Think about it: many investments made at the peak of the real estate bubble were disastrous, regardless of having great locations, while investments made at the bottom of the cycle generated big returns, despite the properties not always being in the best locations.
Moreover, the recovery of the real estate market since the last crash has greatly depended on the optimal use of each building, based on quality standards, design innovations, technological offerings, user experiences and energy efficiencies. Such factors have been decisive in affecting the assets’ valuation and profitability.
These are key points highlighted in Timing, Marketability and Location: The New Real Estate Paradigm, a new book by IESE professor Carles Vergara and Joan Gutés, founding partner of ßQuantium, a real estate advisory firm.

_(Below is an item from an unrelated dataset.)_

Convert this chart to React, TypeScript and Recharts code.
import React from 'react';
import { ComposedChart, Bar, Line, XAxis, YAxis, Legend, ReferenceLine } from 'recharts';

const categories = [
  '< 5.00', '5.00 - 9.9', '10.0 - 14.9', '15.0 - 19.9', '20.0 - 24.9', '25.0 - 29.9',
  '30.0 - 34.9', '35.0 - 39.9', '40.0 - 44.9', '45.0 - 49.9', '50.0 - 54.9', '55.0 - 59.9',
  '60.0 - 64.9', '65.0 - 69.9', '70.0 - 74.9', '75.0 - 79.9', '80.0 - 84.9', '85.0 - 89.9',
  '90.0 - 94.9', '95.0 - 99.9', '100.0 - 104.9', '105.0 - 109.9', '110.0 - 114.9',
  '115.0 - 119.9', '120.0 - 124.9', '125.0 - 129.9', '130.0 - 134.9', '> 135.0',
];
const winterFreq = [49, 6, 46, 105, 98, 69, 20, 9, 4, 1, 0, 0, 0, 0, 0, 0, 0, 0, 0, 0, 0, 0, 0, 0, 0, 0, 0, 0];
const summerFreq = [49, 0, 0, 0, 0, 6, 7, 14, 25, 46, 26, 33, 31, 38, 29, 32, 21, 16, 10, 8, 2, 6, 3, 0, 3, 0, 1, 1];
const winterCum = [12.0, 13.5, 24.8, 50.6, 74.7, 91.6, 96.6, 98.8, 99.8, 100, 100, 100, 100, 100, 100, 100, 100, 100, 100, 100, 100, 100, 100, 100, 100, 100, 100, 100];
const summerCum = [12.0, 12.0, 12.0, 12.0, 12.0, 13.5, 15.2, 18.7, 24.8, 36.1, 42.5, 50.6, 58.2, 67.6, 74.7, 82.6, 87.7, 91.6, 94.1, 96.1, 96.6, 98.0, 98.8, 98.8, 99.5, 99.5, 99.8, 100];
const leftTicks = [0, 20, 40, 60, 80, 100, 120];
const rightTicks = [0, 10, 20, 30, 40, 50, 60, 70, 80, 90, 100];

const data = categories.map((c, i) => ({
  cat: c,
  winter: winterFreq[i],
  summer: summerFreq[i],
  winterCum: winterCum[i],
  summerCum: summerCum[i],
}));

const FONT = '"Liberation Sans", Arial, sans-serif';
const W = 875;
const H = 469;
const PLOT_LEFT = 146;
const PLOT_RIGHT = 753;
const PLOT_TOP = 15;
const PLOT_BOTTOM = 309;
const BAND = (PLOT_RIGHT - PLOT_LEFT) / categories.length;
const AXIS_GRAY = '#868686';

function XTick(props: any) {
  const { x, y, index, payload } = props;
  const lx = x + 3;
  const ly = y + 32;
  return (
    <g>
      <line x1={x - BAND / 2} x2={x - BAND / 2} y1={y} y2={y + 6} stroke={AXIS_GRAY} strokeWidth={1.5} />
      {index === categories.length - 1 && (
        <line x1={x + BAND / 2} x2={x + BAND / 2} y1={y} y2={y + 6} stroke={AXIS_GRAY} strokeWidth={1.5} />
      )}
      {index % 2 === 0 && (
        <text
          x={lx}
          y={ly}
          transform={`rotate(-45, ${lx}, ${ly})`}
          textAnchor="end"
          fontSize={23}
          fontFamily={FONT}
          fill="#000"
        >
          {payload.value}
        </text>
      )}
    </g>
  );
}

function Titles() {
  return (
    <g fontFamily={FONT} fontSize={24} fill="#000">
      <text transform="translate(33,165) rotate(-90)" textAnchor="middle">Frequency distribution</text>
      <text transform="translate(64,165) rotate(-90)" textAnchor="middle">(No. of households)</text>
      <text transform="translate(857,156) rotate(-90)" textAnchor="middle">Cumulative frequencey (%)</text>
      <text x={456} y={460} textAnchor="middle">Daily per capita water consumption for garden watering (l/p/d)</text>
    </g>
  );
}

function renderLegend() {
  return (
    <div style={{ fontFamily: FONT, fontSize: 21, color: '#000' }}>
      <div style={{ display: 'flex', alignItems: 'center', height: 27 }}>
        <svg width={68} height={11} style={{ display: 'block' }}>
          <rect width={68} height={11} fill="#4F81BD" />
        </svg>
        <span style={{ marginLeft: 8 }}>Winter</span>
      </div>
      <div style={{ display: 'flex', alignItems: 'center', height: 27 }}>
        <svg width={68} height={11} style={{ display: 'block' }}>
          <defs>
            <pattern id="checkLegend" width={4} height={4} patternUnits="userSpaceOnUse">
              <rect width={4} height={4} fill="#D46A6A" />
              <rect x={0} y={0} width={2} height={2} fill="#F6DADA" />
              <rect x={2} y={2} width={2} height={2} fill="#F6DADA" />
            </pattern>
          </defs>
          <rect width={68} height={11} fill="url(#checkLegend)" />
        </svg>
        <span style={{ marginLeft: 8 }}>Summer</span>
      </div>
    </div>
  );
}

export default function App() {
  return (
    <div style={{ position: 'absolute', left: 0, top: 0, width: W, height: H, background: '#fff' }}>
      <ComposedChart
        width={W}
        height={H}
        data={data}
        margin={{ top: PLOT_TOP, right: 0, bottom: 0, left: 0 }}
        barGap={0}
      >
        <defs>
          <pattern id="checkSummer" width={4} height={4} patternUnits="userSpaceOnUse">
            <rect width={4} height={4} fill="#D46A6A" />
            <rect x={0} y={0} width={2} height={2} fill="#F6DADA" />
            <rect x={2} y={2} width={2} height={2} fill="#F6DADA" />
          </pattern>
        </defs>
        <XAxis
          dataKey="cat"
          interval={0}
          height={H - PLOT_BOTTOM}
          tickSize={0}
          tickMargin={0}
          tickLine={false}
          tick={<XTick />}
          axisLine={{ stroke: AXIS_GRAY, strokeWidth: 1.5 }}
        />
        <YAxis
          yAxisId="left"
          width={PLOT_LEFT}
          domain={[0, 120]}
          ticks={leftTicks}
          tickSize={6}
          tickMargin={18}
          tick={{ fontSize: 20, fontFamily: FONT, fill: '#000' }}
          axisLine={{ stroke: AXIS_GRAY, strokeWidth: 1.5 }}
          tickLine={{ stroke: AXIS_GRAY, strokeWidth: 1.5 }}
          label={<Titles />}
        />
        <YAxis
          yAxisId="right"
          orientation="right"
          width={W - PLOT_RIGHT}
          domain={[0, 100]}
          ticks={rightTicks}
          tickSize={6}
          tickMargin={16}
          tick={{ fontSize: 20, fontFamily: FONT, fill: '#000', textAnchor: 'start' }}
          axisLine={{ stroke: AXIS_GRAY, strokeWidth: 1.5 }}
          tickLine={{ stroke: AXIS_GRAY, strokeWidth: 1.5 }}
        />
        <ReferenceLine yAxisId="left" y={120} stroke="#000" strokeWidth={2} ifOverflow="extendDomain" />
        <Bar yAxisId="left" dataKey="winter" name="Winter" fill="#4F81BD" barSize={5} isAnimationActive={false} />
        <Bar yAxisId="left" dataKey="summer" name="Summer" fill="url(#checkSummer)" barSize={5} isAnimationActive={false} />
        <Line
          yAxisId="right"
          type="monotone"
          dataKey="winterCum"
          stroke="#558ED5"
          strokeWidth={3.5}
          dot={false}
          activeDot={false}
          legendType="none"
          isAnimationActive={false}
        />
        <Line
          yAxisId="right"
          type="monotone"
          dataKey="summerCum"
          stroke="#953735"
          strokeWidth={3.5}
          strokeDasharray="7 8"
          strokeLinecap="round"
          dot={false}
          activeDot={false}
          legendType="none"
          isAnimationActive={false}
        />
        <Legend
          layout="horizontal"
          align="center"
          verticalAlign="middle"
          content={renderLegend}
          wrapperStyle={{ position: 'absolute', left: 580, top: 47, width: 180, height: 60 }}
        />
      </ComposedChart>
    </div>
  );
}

In the first part of the book, the authors present a practical, seven-step method for analyzing real estate assets which takes into account timing and marketability in addition to location.
Then, they detail five standard valuation methods used by the real estate industry, showing the effect of timing, marketability and location on assets. These are: the sales comparison method; the capitalized net operating income method (direct capitalization); the discounted cash flow method; the residual method; and the business valuation method. These methods generally rely on using comparable data or one’s own assumptions — or sometimes a combination of both — to project ROA.
The second part of the book features real business cases to illustrate the valuation methods and to show the effects of the new paradigm on real estate development and investments in a variety of contexts around the world. So, they strategically and financially analyze a real estate development in Nairobi; buying an apartment in Munich; choosing between retail spaces in London; purchasing an office building in New York; and investing in a hotel in Barcelona.
The book concludes with an appendix that covers basic real estate finance concepts, including the time value of money and explaining different loan types.
Through all this, the authors aim to equip investors and managers with the essential skills they need to analyze and value property in the new real estate context.